The program, titled “Planting Seeds for the Future: The West Tennessee Alternative Crops Conference,” will explore the impact of non-traditional crops on the bioeconomy of the Mid-South.
The two day conference will bring together farmers, agriculture and bio-products experts, technology developers, educators, researchers, government officials and ag-bio entrepreneurs. The program will look at high-value food, health and industrial applications for new crops, all with a focus on how businesses can capitalize on the variety of alternative crops in today’s changing agriculture and energy landscape.
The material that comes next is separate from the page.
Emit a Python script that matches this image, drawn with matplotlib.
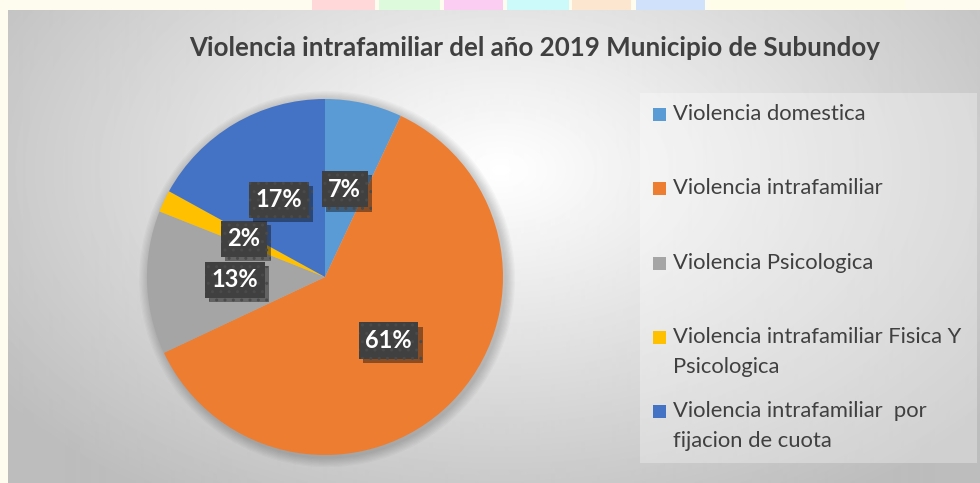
"""
Violencia intrafamiliar 2019 - Municipio de Subundoy (pie chart, Excel style)
"""
import numpy as np
import matplotlib
matplotlib.use('Agg')
import matplotlib.pyplot as plt
import matplotlib.patheffects as pe
from matplotlib.patches import Rectangle, Circle

plt.rcParams['font.family'] = ['Lato', 'DejaVu Sans']

# ── Data ─────────────────────────────────────────────────────────────────────
categorias = ['Violencia domestica',
              'Violencia intrafamiliar',
              'Violencia Psicologica',
              'Violencia intrafamiliar Fisica Y\nPsicologica',
              'Violencia intrafamiliar  por\nfijacion de cuota']
porcentajes = [7, 61, 13, 2, 17]
colores = ['#5B9BD5', '#ED7D31', '#A5A5A5', '#FFC000', '#4472C4']
titulo = 'Violencia intrafamiliar del año 2019 Municipio de Subundoy'

W, H = 980, 483
fig = plt.figure(figsize=(W / 100, H / 100), dpi=100)
fig.patch.set_facecolor('#fdfcef')

# ── Decorative strip above the chart area ───────────────────────────────────
deco = fig.add_axes([0, 0, 1, 1])
deco.set_xlim(0, W)
deco.set_ylim(H, 0)
deco.axis('off')
tabs = [(312, 375, '#ffd9d9'), (379, 440, '#ddfadd'), (444, 503, '#fccdf2'),
        (507, 569, '#ccfafa'), (572, 631, '#fde6cf'), (636, 705, '#cfe1fb'),
        (710, 905, '#fefdea')]
for x0, x1, c in tabs:
    deco.add_patch(Rectangle((x0, 0), x1 - x0, 12, color=c, lw=0))

# ── Chart area background: radial grey gradient ──────────────────────────────
bg = fig.add_axes([8 / W, 0, 1 - 8 / W, 1 - 10 / H])
yy, xx = np.mgrid[10:H:1.0, 8:W:1.0]
r = np.sqrt(((xx - 500) / 540) ** 2 + ((yy - 170) / 340) ** 2)
g = 1.0 - 0.26 * np.clip(r, 0, 1.15) / 1.15
bg.imshow(g, cmap='gray', vmin=0, vmax=1, aspect='auto',
          extent=[8, W, H, 10], interpolation='bilinear')
bg.set_xlim(8, W)
bg.set_ylim(H, 10)
bg.axis('off')

# legend panel (slightly lighter)
bg.add_patch(Rectangle((640, 93), 337, 370, facecolor='white', alpha=0.3, lw=0))

# ── Pie ─────────────────────────────────────────────────────────────────────
cx, cy, R = 325, 277, 178
lim = 1.1
s = R * lim
ax = fig.add_axes([(cx - s) / W, (H - cy - s) / H, 2 * s / W, 2 * s / H])
# soft shadow behind the pie
for k in range(8):
    ax.add_patch(Circle((0.012, -0.012), 1.0 + 0.007 * (8 - k),
                        facecolor='black', alpha=0.025, lw=0, zorder=0))
wedges, _, autotexts = ax.pie(
    porcentajes, colors=colores, startangle=90, counterclock=False,
    autopct='%1.0f%%', pctdistance=0.505, radius=1,
    wedgeprops=dict(linewidth=0),
    textprops=dict(color='white', fontsize=17, fontweight='bold'))
for t in autotexts:
    t.set_bbox(dict(boxstyle='square,pad=0.28', facecolor='#404040',
                    edgecolor='#4a4a4a', linewidth=0, hatch='..'))
    t.get_bbox_patch().set_path_effects([
        pe.SimplePatchShadow(offset=(3, -3), alpha=0.45), pe.Normal()])
ax.set_xlim(-lim, lim)
ax.set_ylim(-lim, lim)
ax.set_aspect('equal')
ax.axis('off')

# ── Title ───────────────────────────────────────────────────────────────────
fig.text(535 / W, 1 - 48 / H, titulo, ha='center', va='center',
         fontsize=18.6, fontweight='bold', color='#404040')

# ── Legend ──────────────────────────────────────────────────────────────────
y_first = [114, 188, 263, 337, 411]
line_h = 30
for lab, col, y in zip(categorias, colores, y_first):
    bg.add_patch(Rectangle((653, y - 6.5), 13, 13, facecolor=col, lw=0))
    for k, line in enumerate(lab.split('\n')):
        bg.text(673, y + k * line_h, line, ha='left', va='center',
                fontsize=15.8, color='#404040')

fig.savefig('out.png', dpi=100)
Emphasis will be placed on non-traditional crops, their uses, the challenges farmers face in growing and harvesting as well as transporting crops for processing or market.
“We are at the cusp of a transition from an oil-based economy to a bio-based economy,” said Steven J. Bares, executive director, Memphis Bioworks Foundation. “We have the land, knowledgeable farmers, low-cost logistics and a very successful chemical industry that positions the region to be a leader in this emerging economy.”
The conference will feature more than 20 speakers including Gordon Surgeoner, president of Ontario AgriFood Technologies; Kelly Tiller, director of external operations for the Office of Bioenergy Programs at the University of Tennessee; and Andrew Hebard, president and CEO of Technology Crops International. Alan Weber, economic consultant for Thomas Jefferson Agricultural Institute, will present the latest information on the emerging bioeconomy.
Topics covered at the conference will include new crops research in the region, new processing opportunities, identity preservation, niche crops, and many types of biobased products such as automotive biocomposites and biobased chemicals. Among the session opportunities for participants will be discussions about commercialization of oilseed, biomass, fiber and specialty crops including canola, camelina, kenaf, miscanthus, switchgrass, sweet sorghum, high erucic acid rape seed, and many others.
“We are connecting growers, processors and end users in a new way,” said Peter Nelson, AgBioworks director. “Our goal is to build an economic development strategy that leverages all of the inherent advantages of the Mid-South region.”